Bugünlerde gene #Dostoyevski’ye sığındığını duyuyorum. Hani ‘Ev Sahibesi’ isimli öyküsünde “Özgürlüğü bilmeyen bir insana onu verirsen, onu çuvala koyar sana geri getirir” yazmış. Senin hayatında tıpkı bu öykü gibi, aşk, değer, özveri, siz ne derseniz deyin; bilmeyen sana zaten geri iade ediyor. Sen elinde heybenle kalakalıyorsun. Bir zihin dolusu merak, bir zihin dolusu aşk, bir zihin dolusu özveri; zamanın hatası gibi kalakalıyorsun öyle. Bir vakit geliyor ki elinde fazladan kalmış stok fazlası malları değerinden aşağı çıkarıyorsun.
O yüzden bu çığlığın, benimle gel be güzelim haykırışların. Farkındayım. Birlikte devrim yaparız.
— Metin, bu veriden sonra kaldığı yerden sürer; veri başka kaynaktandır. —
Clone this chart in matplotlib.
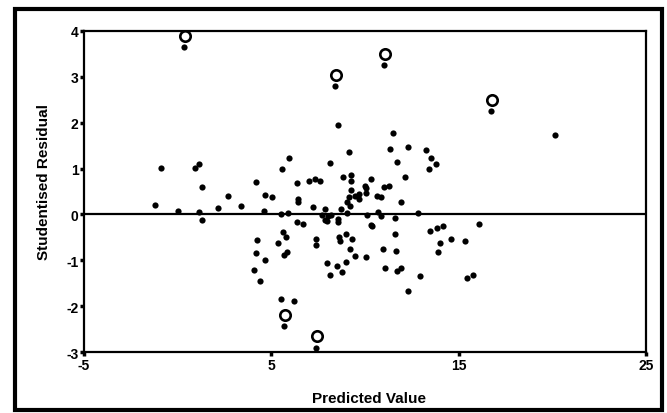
import matplotlib.pyplot as plt
import matplotlib.transforms as mtransforms
from matplotlib.patches import Rectangle

# predicted value vs studentised residual
predicted = [
    0.34, -0.89, 0.93, 1.16, 1.32, -1.19, 0.03, 1.16, 1.28, 2.15,
    2.69, 3.37, 4.17, 4.66, 5.05, 4.58, 5.57, 5.94, 6.36, 6.43,
    6.43, 7.01, 7.31, 7.60, 7.24, 8.11, 5.49, 5.86, 7.87, 7.71,
    7.87, 8.03, 8.15, 7.96, 6.36, 6.68, 5.61, 5.75, 5.36, 5.69,
    5.82, 4.21, 4.20, 4.66, 4.08, 4.38, 5.50, 6.21, 5.66, 7.39,
    7.35, 7.35, 8.40, 8.53, 9.16, 8.84, 9.24, 9.24, 9.26, 9.11,
    9.04, 9.20, 9.47, 9.67, 9.67, 9.99, 10.02, 10.06, 10.31, 10.64,
    10.87, 10.98, 11.27, 11.03, 11.46, 11.34, 11.71, 12.27, 12.10, 11.89,
    13.26, 13.49, 13.79, 13.40, 16.71, 20.15, 8.72, 9.04, 8.55, 8.56,
    10.11, 10.29, 10.36, 10.71, 10.86, 11.57, 12.80, 8.58, 8.68, 8.97,
    9.29, 9.20, 9.48, 10.06, 10.96, 11.59, 11.67, 7.96, 8.13, 8.52,
    8.76, 8.97, 11.07, 11.70, 11.93, 12.92, 12.30, 13.45, 13.83, 14.17,
    13.99, 13.90, 14.58, 15.34, 16.07, 15.45, 15.75,
]
residual = [
    3.65, 1.02, 1.02, 1.10, 0.59, 0.20, 0.08, 0.05, -0.12, 0.15,
    0.41, 0.19, 0.71, 0.42, 0.39, 0.08, 0.99, 1.23, 0.69, 0.34,
    0.28, 0.72, 0.77, 0.72, 0.17, 1.13, 0.02, 0.04, 0.12, -0.02,
    -0.11, -0.03, -0.01, -0.15, -0.17, -0.20, -0.38, -0.50, -0.62, -0.89,
    -0.82, -0.55, -0.84, -0.99, -1.21, -1.46, -1.84, -1.89, -2.44, -2.90,
    -0.54, -0.67, 2.79, 1.94, 1.36, 0.82, 0.85, 0.72, 0.54, 0.39,
    0.28, 0.19, 0.41, 0.44, 0.34, 0.62, 0.57, 0.47, 0.77, 0.41,
    0.38, 0.60, 0.63, 3.26, 1.78, 1.43, 1.14, 1.46, 0.82, 0.27,
    1.40, 1.24, 1.11, 0.98, 2.26, 1.74, 0.12, 0.04, -0.09, -0.16,
    -0.02, -0.22, -0.26, 0.06, -0.03, -0.07, 0.03, -0.50, -0.57, -0.42,
    -0.54, -0.76, -0.91, -0.92, -0.75, -0.42, -0.79, -1.05, -1.32, -1.13,
    -1.25, -1.04, -1.16, -1.23, -1.17, -1.34, -1.67, -0.35, -0.29, -0.26,
    -0.63, -0.82, -0.54, -0.58, -0.20, -1.39, -1.32,
]

x_ticks = [-5, 5, 15, 25]
y_ticks = [-3, -2, -1, 0, 1, 2, 3, 4]

plt.rcParams['font.family'] = ['Liberation Sans', 'DejaVu Sans']
plt.rcParams['font.weight'] = 'bold'
plt.rcParams['axes.unicode_minus'] = False

fig = plt.figure(figsize=(6.67, 4.14), dpi=100)
ax = fig.add_axes([0.126, 0.147, 0.843, 0.776])

ax.scatter(predicted, residual, s=20, color='black', linewidths=0, zorder=3)

# outliers (|residual| > 2) get an open circle just above the dot
big = [(x, y) for x, y in zip(predicted, residual) if abs(y) > 2]
shift = mtransforms.offset_copy(ax.transData, fig=fig, x=0.5, y=8, units='points')
ax.plot([b[0] for b in big], [b[1] for b in big], 'o', ms=7.5, mfc='white',
        mec='black', mew=1.9, transform=shift, zorder=4)

ax.axhline(0, color='black', lw=1.6, zorder=2)

ax.set_xlim(-5, 25)
ax.set_ylim(-3, 4)
ax.set_xticks(x_ticks)
ax.set_yticks(y_ticks)
ax.tick_params(direction='out', length=3, width=2.5, labelsize=10, pad=1)
for s in ax.spines.values():
    s.set_linewidth(1.6)

ax.set_xlabel('Predicted Value', fontsize=11, fontweight='bold')
ax.set_ylabel('Studentised Residual', fontsize=11, fontweight='bold')
ax.xaxis.set_label_coords(0.506, -0.12)
ax.yaxis.set_label_coords(-0.059, 0.534)

# thick outer frame around the chart
fig.patches.append(Rectangle((0.0225, 0.007), 0.97, 0.969, transform=fig.transFigure,
                             fill=False, lw=3, ec='black'))

fig.savefig('out.png', dpi=100)
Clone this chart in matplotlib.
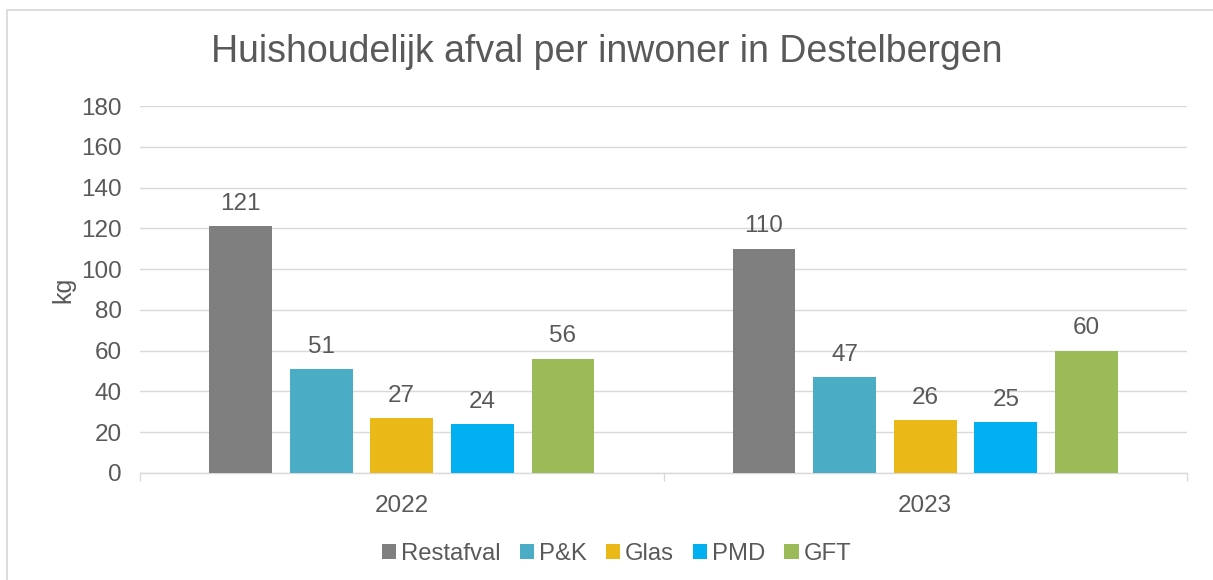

Devrim; coşkunluğun artmasıdır. Bütün coşkunlukların. Hadi gel birlikte yıldızlara yürüyüp, yıldızdan yıldıza sevişelim naraların. Yahu hayatında tek bir risk almamış, tek bir kez kafasını kaldırıp gökyüzüne bakmamış, herkese kulp takmış, hayatı boyunca kimseyi sevmemiş, yaşamı boyunca en büyük hikâyesi hedefleri olan ciddi adamlardan çok sıkılmadın mı? Senin zorlamanla devam eden her türlü ilişkiden hala vazgeçmedin mi? Sen zorluyorsun diye devam eden arkadaşlıklar, tavizler nedeniyle yürütülen gönül işlerine paydos etmedin mi? Sözün özü, zorlayarak devam eden her türlü ilişki ağından bıkmadın mı? Sen ki Ece Ayhan’dan beri ‘aşk örgütlenmektir’ şiarına inanmış bir deli, ilişkiler iki kişi üzerinden olmalı, karşılıklı emek ve samimiyete dayanmalıdır diye aforozlar savuran kişisin. Silkelen kendine gel!
Eskiden bütün bunları düşünürken şaşırır ve yer yer üzülürdün. Şimdilerde hiç umursamıyor, herkes kendine yakışanı yapar diyorsun. İnsanlar senden vazgeçebilir. Önemli olan tek şey, senin sabah erken kalkıp kendinden vazgeçmemen. Bu yüzden kapalı kal dostum! Hep kapalıydık; bilimden ve akıldan uzak olana, kendiyle vakit geçiremeyene, hatasını görüp özür dilemeyene, bir hayvanın başını okşamayana, elini verse kurtaracağını bildiğine arkasını dönene kapalıyız.
Hep dediğimiz gibi ısrarla söylemeye devam et. Ülkeleriniz, kitaplarınız, törenleriniz, kutsanmış kitaplarınız, yasalarınız, kurallarınız, bacak aranızdan sırıtan ahlâkınız sizin olsun. Sıkı sıkı sarılın yeni koltuk takımlarınıza, arabalarınıza, telefonlarınıza. Nezih aile apartmanlarında ki evlerinizin ruhsuz duvarlarını, boş tavanlarını öpün her gece uyumadan önce; biz uyumak istemiyoruz.
#PerAsPeraAdastra ’da haykırdığımız gibi “zorlukları aşıp yıldızlara doğru” gideceğiz. Tüm zorluklardan tüm yıldızlara giderken #Satürn bize fısıldayacak. Yeni bir çağın içerisindeyiz ve bundan daha özgür olacağımız günlerin ateşi sarsın bizi. The Wall parçası kulaklarımızda çalıyor, zen ruhuyla yürüyoruz ve yaşamdan korkmayanlarla birlikte kol kolayız. Berbat bir çağın içindeyiz her şeye rağmen duvarları yıkmaya geldik. Queen’den sesler duyuyoruz “Show must go on” ve The Dark Side of the Moon’la devam ediyoruz. Tanrı’nın kayıp ve yitik çocukları en güzel düşleri kurmaya devam ediyor. Mümkünlerin ötesine geçiyoruz. Farklı şehirlerde, barlarda, otellerde ve ülkelerdeyiz. Ama aynı gökyüzü altında çok güzel gülüyoruz.